Records for this task:
·····

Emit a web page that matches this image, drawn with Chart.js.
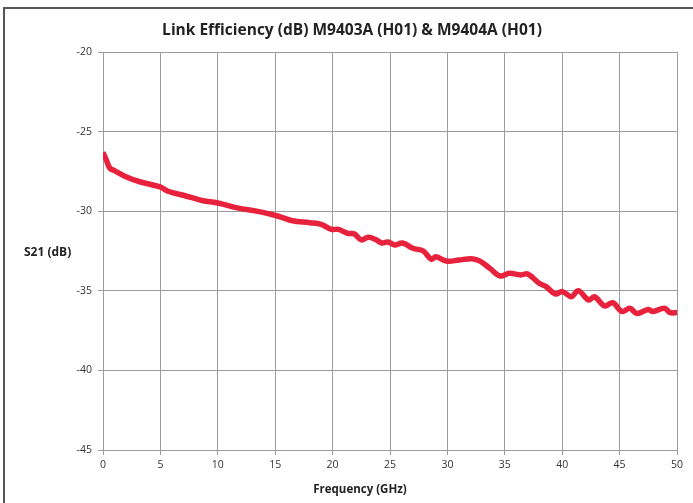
<!DOCTYPE html>
<html>
<head>
<meta charset="utf-8">
<script src="https://cdn.jsdelivr.net/npm/chart.js@4"></script>
<style>
  html, body { margin: 0; padding: 0; background: #fff; }
  canvas { display: block; }
</style>
</head>
<body>
<canvas id="grafico" width="693" height="503"></canvas>
<script>
// valores
const freq = [0, 0.3, 0.6, 1.0, 2.0, 3.2, 4.9, 5.8, 7.0, 8.7, 9.9, 11.9, 13.6, 15.2, 16.5, 18.0, 19.0, 19.9, 20.5, 21.3, 21.9, 22.5, 23.1, 23.7, 24.3, 24.8, 25.4, 26.1, 27.0, 27.9, 28.6, 29.0, 29.9, 31.0, 32.1, 32.8, 33.7, 34.6, 35.4, 36.4, 37.0, 38.0, 38.6, 39.4, 40.0, 40.8, 41.4, 42.3, 42.8, 43.7, 44.4, 45.2, 45.9, 46.5, 47.5, 47.9, 48.9, 49.4, 50];
const s21 = [-26.3, -26.8, -27.3, -27.45, -27.83, -28.15, -28.46, -28.78, -29.0, -29.34, -29.47, -29.82, -30.03, -30.3, -30.6, -30.72, -30.82, -31.14, -31.14, -31.39, -31.43, -31.8, -31.64, -31.76, -32.0, -31.93, -32.12, -32.0, -32.33, -32.5, -33.02, -32.86, -33.13, -33.07, -32.98, -33.12, -33.59, -34.07, -33.9, -34.0, -33.94, -34.53, -34.74, -35.2, -35.05, -35.37, -34.99, -35.58, -35.37, -35.95, -35.75, -36.3, -36.1, -36.42, -36.17, -36.3, -36.1, -36.37, -36.37];
const xTicks = [0, 5, 10, 15, 20, 25, 30, 35, 40, 45, 50];
const yTicks = [-45, -40, -35, -30, -25, -20];

const titulo = 'Link Efficiency (dB) M9403A (H01) & M9404A (H01)';
const tituloX = 'Frequency (GHz)';
const tituloY = 'S21 (dB)';

const fonte = "'Open Sans', 'Liberation Sans', sans-serif";

// desenha moldura e titulos como texto
const textos = {
  id: 'textos',
  afterDraw(chart) {
    const ctx = chart.ctx;
    ctx.save();
    ctx.strokeStyle = '#555';
    ctx.lineWidth = 2;
    ctx.beginPath();
    ctx.moveTo(4, 503);
    ctx.lineTo(4, 8);
    ctx.lineTo(693, 8);
    ctx.stroke();

    ctx.fillStyle = '#222';
    ctx.textAlign = 'center';
    ctx.textBaseline = 'middle';
    ctx.font = `bold 15.5px ${fonte}`;
    ctx.fillText(titulo, 352, 31);
    ctx.font = `bold 11.5px ${fonte}`;
    ctx.fillText(tituloX, 360, 490);
    ctx.font = `bold 12px ${fonte}`;
    ctx.textAlign = 'left';
    ctx.fillText(tituloY, 24, 253);
    ctx.restore();
  }
};

new Chart(document.getElementById('grafico'), {
  type: 'line',
  data: {
    datasets: [{
      data: freq.map((f, i) => ({ x: f, y: s21[i] })),
      borderColor: '#e8213c',
      borderWidth: 5.5,
      pointRadius: 0,
      tension: 0.35,
      fill: false
    }]
  },
  options: {
    responsive: false,
    animation: false,
    layout: { padding: { left: 0, right: 16, top: 52, bottom: 0 } },
    plugins: {
      legend: { display: false },
      tooltip: { enabled: false }
    },
    scales: {
      x: {
        type: 'linear',
        min: 0,
        max: 50,
        afterBuildTicks: axis => { axis.ticks = xTicks.map(v => ({ value: v })); },
        afterFit: axis => { axis.height = 53; },
        grid: { color: '#9c9c9c', lineWidth: 1, tickLength: 5, drawTicks: true },
        border: { color: '#9c9c9c' },
        ticks: { color: '#333', font: { family: fonte, size: 10.5 }, padding: 4, maxRotation: 0 }
      },
      y: {
        min: -45,
        max: -20,
        afterBuildTicks: axis => { axis.ticks = yTicks.map(v => ({ value: v })); },
        afterFit: axis => { axis.width = 103; },
        grid: { color: '#9c9c9c', lineWidth: 1, tickLength: 5 },
        border: { color: '#9c9c9c' },
        ticks: { color: '#333', font: { family: fonte, size: 10.5 }, padding: 6 }
      }
    }
  },
  plugins: [textos]
});
</script>
</body>
</html>
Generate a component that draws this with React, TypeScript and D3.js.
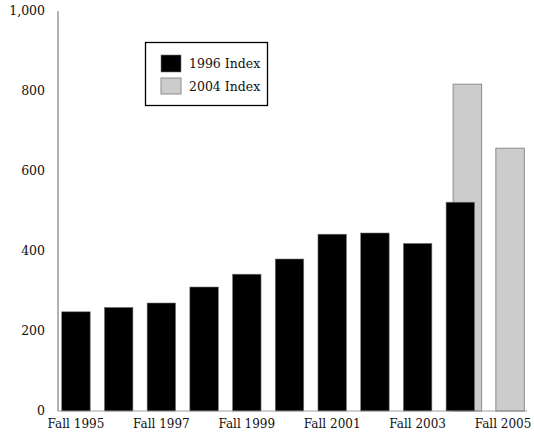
import React from "react";
import * as d3 from "d3";

const categories = [
  "Fall 1995", "Fall 1996", "Fall 1997", "Fall 1998", "Fall 1999", "Fall 2000",
  "Fall 2001", "Fall 2002", "Fall 2003", "Fall 2004", "Fall 2005",
];
const index1996: (number | null)[] = [248, 259, 270, 310, 342, 380, 442, 445, 419, 522, null];
const index2004: (number | null)[] = [null, null, null, null, null, null, null, null, null, 817, 657];
const yTicks = [0, 200, 400, 600, 800, 1000];
const tickLabels = ["0", "200", "400", "600", "800", "1,000"];
const xLabelEvery = 2;

const W = 534;
const H = 437;
const FONT = "'DejaVu Serif', serif";

export default function App() {
  const y = d3.scaleLinear().domain([0, 1000]).range([411, 11]);
  const x = d3
    .scaleBand<string>()
    .domain(categories)
    .range([58, 521])
    .paddingInner(0.333)
    .paddingOuter(0.087);
  const bw = x.bandwidth();
  const grayShift = x.step() * 0.165;

  return (
    <svg
      width={W}
      height={H}
      style={{ position: "absolute", left: 0, top: 0, background: "#fff" }}
      fontFamily={FONT}
    >
      {categories.map((c, i) =>
        index2004[i] == null ? null : (
          <rect
            key={"g" + c}
            x={(x(c) as number) + grayShift}
            y={y(index2004[i] as number)}
            width={bw}
            height={y(0) - y(index2004[i] as number)}
            fill="#cccccc"
            stroke="#8c8c8c"
            strokeWidth={1}
          />
        )
      )}
      {categories.map((c, i) =>
        index1996[i] == null ? null : (
          <rect
            key={"b" + c}
            x={x(c) as number}
            y={y(index1996[i] as number)}
            width={bw}
            height={y(0) - y(index1996[i] as number)}
            fill="#000"
            stroke="#777"
            strokeWidth={0.6}
          />
        )
      )}
      <line x1={58} x2={58} y1={y(1000)} y2={y(0)} stroke="#666" strokeWidth={1} />
      <line x1={58} x2={527} y1={y(0)} y2={y(0)} stroke="#888" strokeWidth={0.8} />
      {yTicks.map((t, i) => (
        <text
          key={"yt" + t}
          x={45}
          y={y(t)}
          dy="0.35em"
          textAnchor="end"
          fontSize={12.5}
          fill="#111"
        >
          {tickLabels[i]}
        </text>
      ))}
      {categories.map((c, i) =>
        i % xLabelEvery === 0 ? (
          <text
            key={"xt" + c}
            x={(x(c) as number) + bw / 2}
            y={428}
            textAnchor="middle"
            fontSize={12}
            fill="#111"
          >
            {c}
          </text>
        ) : null
      )}
      <rect x={145.5} y={42.5} width={122} height={63} fill="#fff" stroke="#000" strokeWidth={1.3} />
      <rect x={161} y={55} width={20} height={17} fill="#000" stroke="#777" strokeWidth={0.6} />
      <rect x={161} y={78} width={20} height={16} fill="#cccccc" stroke="#8c8c8c" strokeWidth={1} />
      <text x={189} y={68} fontSize={12.5} fill="#111">1996 Index</text>
      <text x={189} y={91} fontSize={12.5} fill="#111">2004 Index</text>
    </svg>
  );
}
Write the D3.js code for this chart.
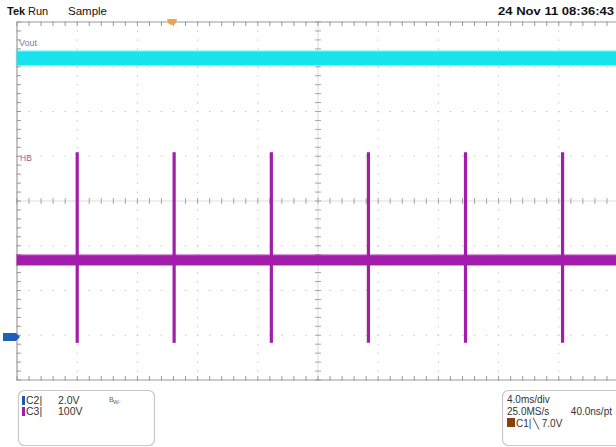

·····

Exercise instructions: Go through the entries and return each line where the word "that" appears.

Response to the exercise:
Emit a web page that matches this image, drawn with Chart.js.
Generate a component that draws this with React, TypeScript and D3.js.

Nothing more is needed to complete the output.